Research Projects
Impedance spectroscopy for flow cytometry applications
Microfluidic systems for dielectric cell characterization will contribute to the development of new diagnostics and therapies. One of the most exciting applications for this technology will be for stem cells, which are at present characterized using biochemical and immunological techniques. In addition to protein markers and altered gene expression, differentiating cells can also exhibit changes in morphology or nuclear size. Such changes are readily detected as changes in dielectric properties whereas they would not be detected using biochemical or immunological techniques. As a rapid, label-free, and non-invasive technique, dielectric characterization will yield additional information without the use of immunological markers, thus giving a more complete picture of the cells and the underlying intracellular processes. This method will complement the existing immunological and gene expression methods, thus giving another dimension of data toward a more complete understanding of stem cells.
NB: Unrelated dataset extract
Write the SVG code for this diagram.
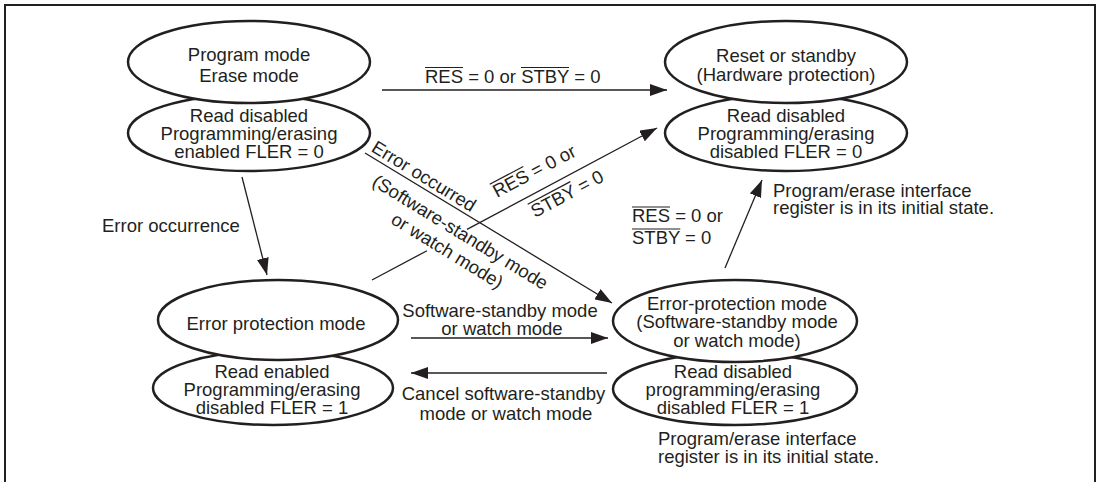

Biocompatible coatings for implantable polymer-based multielectrode arrays
An engineered biomolecular interface between implantable biomedical microdevices and the surrounding tissue is one of the key issues for long-term implant functionality. Chronic deep-brain stimulation for the treatment of Parkinson's disease is one of the most well-known therapies for neural disorders. Chronic recording from the motor cortex in primates has already shown that such signals can be used to control devices such as robot limbs. Implantable electrodes for recording or stimulation have traditionally consisted of microwire arrays. More recently, the advent of microfabrication technology has led to the development of silicon-based arrays, permitting the mass production of neural probes with precise electrode spacing. However, the mechanical mismatch between these rigid probe and the soft tissue is thought to be an aggravating factor in the inflammation at the implantation site, encouraging the formation of a glial scar which encapsulates the probe with time. This fibrous tissue isolates the probe electrically from the surrounding neural tissue, leading to loss of probe function. A flexible polymer-based microelectrode array promises to reduce this inflammation. Coating the implant with a biodegradable polymer or hydrogel, which releases an antibiotic, anti-inflammatory agent, neural growth factor, or other bioactive molecule will mitigate tissue reaction to the implanted device.
Integrated on-chip cell culture system
This project will develop a novel closed system to culture cells inside microfluidic networks, move them through microchannels to an area of the chip equipped for characterization, and then bring them back to the culture area. The cells will be cultured and characterized within the same chip, enabling the analysis of small numbers of precious cells with low cell loss. Such a system will contain its own micro-incubator environment with integrated micro heaters, gas exchange, and microchannels for fluidic exchange. This would allow both sterile cell culture and hands-free monitoring of the growth and differentiation of stem cells. A microfluidic system with multiple inlets will also permit easy exchange of culture medium for cell maintenance, or to induce differentiation or transdifferentiation.